▸ **Data provided**

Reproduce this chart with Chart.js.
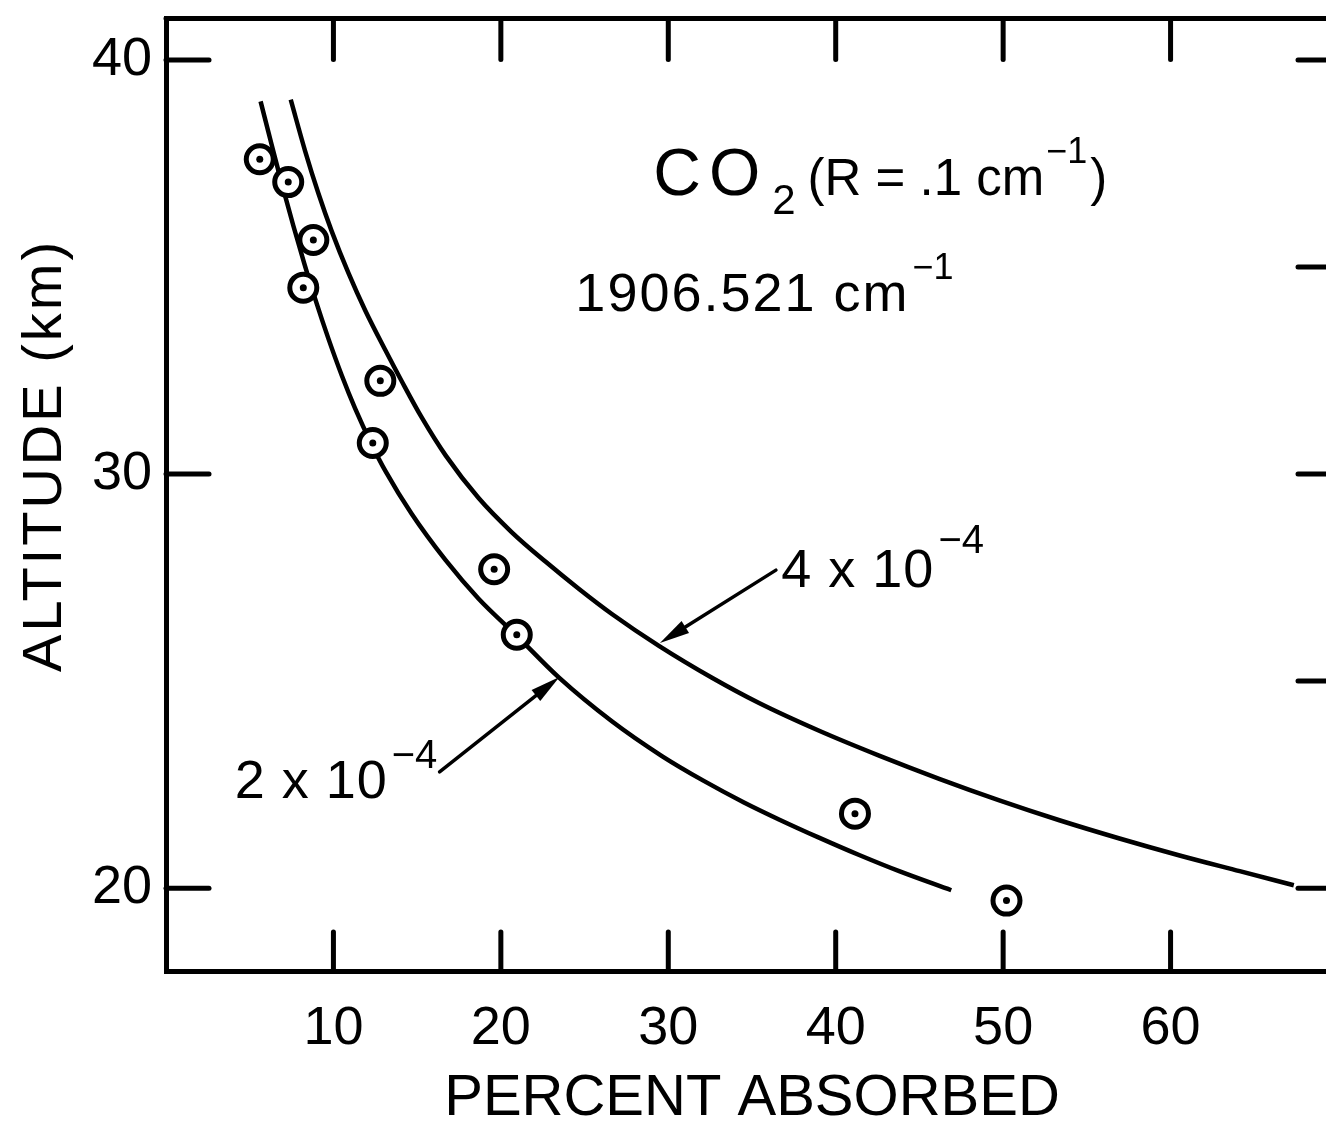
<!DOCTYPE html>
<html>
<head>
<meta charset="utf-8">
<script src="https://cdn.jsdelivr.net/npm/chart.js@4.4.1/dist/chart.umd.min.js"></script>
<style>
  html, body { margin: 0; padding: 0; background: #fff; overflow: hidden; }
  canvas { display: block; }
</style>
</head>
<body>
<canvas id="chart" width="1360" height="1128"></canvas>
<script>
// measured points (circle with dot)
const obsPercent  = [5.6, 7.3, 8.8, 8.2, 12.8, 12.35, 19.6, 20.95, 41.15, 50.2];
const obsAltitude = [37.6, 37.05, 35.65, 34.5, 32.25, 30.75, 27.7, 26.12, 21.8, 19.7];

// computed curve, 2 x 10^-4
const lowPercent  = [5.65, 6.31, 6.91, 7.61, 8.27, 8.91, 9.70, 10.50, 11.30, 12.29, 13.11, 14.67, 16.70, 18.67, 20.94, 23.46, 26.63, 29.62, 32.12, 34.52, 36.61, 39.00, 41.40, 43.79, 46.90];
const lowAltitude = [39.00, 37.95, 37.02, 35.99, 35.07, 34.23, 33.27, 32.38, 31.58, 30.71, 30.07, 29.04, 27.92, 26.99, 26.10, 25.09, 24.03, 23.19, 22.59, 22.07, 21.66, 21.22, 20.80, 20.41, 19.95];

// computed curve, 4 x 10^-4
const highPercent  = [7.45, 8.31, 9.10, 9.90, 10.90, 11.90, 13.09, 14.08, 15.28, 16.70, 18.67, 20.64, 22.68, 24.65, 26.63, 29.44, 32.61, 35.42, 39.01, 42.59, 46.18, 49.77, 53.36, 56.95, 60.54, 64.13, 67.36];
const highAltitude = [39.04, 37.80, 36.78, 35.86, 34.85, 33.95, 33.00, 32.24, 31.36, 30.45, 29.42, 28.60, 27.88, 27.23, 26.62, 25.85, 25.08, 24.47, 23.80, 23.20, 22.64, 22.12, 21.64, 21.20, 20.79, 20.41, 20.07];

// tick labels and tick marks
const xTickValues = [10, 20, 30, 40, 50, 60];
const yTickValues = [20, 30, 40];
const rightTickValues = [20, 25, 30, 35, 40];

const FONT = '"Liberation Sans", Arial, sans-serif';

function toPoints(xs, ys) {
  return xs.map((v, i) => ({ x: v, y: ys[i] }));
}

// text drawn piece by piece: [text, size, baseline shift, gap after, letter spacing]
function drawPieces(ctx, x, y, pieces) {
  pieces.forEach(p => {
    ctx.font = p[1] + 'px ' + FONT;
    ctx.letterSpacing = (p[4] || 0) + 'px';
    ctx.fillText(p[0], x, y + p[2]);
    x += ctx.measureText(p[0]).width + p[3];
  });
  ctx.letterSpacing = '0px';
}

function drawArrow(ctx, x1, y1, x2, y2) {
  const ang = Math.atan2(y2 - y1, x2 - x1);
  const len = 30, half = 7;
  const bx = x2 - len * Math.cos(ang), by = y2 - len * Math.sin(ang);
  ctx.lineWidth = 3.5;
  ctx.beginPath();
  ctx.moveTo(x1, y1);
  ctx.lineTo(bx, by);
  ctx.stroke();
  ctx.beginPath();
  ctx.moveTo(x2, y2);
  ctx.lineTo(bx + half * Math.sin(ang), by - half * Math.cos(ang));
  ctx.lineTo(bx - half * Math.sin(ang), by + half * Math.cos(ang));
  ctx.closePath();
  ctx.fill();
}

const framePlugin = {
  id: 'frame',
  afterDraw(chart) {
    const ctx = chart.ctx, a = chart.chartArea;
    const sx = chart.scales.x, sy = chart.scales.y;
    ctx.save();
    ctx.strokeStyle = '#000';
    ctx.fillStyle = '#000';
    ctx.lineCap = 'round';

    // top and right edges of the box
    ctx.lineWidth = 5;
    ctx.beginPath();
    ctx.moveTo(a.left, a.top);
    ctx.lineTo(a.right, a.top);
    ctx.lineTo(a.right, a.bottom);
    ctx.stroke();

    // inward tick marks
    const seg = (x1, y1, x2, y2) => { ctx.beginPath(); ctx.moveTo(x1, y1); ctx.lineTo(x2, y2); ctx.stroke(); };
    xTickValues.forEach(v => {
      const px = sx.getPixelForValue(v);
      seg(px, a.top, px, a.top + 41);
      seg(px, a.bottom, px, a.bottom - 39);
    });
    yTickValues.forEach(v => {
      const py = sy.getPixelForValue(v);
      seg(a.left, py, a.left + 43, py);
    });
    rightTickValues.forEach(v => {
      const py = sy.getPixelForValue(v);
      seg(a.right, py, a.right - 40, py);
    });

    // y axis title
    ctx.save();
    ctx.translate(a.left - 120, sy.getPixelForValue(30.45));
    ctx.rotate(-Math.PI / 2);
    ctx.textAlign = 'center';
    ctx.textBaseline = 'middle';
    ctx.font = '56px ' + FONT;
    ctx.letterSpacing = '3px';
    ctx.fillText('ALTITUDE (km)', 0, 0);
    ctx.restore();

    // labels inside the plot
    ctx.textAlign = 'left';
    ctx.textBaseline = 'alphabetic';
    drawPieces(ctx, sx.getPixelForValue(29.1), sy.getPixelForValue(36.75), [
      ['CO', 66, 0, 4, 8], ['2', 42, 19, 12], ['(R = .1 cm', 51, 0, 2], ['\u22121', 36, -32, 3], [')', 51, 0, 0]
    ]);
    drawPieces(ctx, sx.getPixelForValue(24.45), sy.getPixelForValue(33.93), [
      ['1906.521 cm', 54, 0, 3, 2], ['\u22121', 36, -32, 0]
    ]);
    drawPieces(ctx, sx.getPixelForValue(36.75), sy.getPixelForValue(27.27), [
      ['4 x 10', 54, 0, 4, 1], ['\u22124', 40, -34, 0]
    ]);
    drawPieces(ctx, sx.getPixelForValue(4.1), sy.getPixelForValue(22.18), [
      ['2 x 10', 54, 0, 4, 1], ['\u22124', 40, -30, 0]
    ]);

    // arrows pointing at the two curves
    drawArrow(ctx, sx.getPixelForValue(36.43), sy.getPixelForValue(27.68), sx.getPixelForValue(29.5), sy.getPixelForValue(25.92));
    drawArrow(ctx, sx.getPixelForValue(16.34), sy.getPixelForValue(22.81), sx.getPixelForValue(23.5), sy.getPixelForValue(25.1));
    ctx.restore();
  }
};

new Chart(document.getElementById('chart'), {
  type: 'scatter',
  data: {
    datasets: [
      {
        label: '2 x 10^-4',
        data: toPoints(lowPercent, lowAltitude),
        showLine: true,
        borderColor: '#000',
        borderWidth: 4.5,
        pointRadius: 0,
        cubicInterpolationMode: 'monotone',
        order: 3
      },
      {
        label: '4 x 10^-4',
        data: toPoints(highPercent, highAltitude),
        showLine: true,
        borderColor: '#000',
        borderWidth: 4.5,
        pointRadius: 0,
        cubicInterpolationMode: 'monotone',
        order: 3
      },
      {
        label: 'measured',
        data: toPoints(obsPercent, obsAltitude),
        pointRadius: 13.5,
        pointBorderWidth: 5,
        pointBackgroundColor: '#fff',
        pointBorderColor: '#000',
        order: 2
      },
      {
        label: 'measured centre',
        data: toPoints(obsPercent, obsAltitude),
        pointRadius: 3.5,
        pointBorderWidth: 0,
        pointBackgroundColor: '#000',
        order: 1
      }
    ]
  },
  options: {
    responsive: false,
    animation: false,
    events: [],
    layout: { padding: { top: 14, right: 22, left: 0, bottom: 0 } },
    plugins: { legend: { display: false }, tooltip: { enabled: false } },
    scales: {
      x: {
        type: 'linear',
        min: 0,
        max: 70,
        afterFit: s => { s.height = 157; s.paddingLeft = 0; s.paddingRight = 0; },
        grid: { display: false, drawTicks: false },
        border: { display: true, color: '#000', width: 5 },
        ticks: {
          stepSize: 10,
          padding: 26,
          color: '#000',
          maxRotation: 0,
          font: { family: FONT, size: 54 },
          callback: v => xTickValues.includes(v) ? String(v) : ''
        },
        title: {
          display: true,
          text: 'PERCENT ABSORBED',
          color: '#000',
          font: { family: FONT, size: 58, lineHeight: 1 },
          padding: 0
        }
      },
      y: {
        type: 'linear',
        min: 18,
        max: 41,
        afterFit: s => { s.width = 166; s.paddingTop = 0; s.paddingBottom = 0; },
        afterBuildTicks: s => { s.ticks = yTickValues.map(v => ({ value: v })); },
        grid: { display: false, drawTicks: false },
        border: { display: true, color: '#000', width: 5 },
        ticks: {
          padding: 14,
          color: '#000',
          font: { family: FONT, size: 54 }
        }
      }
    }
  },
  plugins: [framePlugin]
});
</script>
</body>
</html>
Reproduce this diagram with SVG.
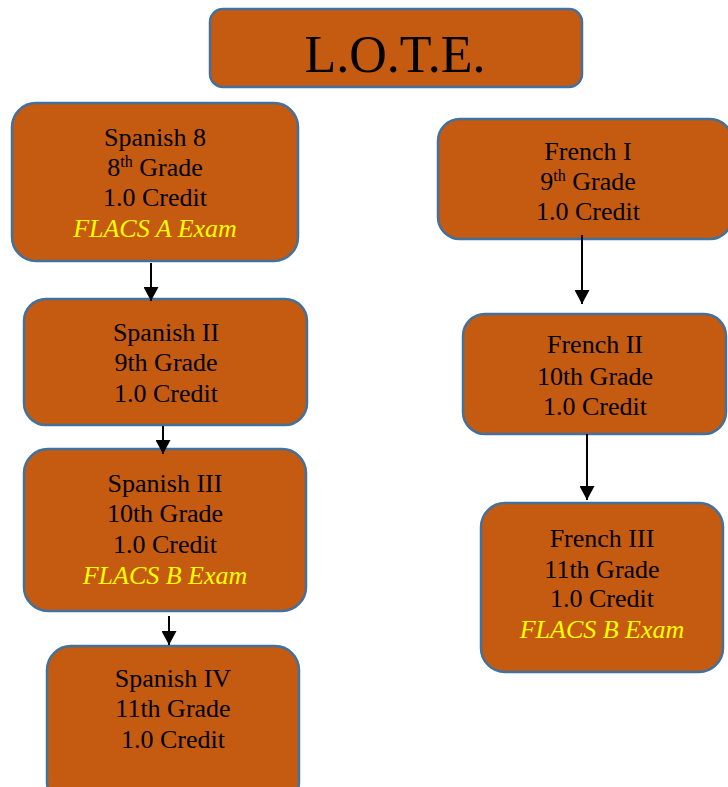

▸ **Task statement**
In the entries above, find the line that contains "26.12, 21.8, 19.7];", then repeat exactly every line from the first one through that line, with no pictures.

▸ **Correct answer**
Reproduce this chart with Chart.js.
<!DOCTYPE html>
<html>
<head>
<meta charset="utf-8">
<script src="https://cdn.jsdelivr.net/npm/chart.js@4.4.1/dist/chart.umd.min.js"></script>
<style>
  html, body { margin: 0; padding: 0; background: #fff; overflow: hidden; }
  canvas { display: block; }
</style>
</head>
<body>
<canvas id="chart" width="1360" height="1128"></canvas>
<script>
// measured points (circle with dot)
const obsPercent  = [5.6, 7.3, 8.8, 8.2, 12.8, 12.35, 19.6, 20.95, 41.15, 50.2];
const obsAltitude = [37.6, 37.05, 35.65, 34.5, 32.25, 30.75, 27.7, 26.12, 21.8, 19.7];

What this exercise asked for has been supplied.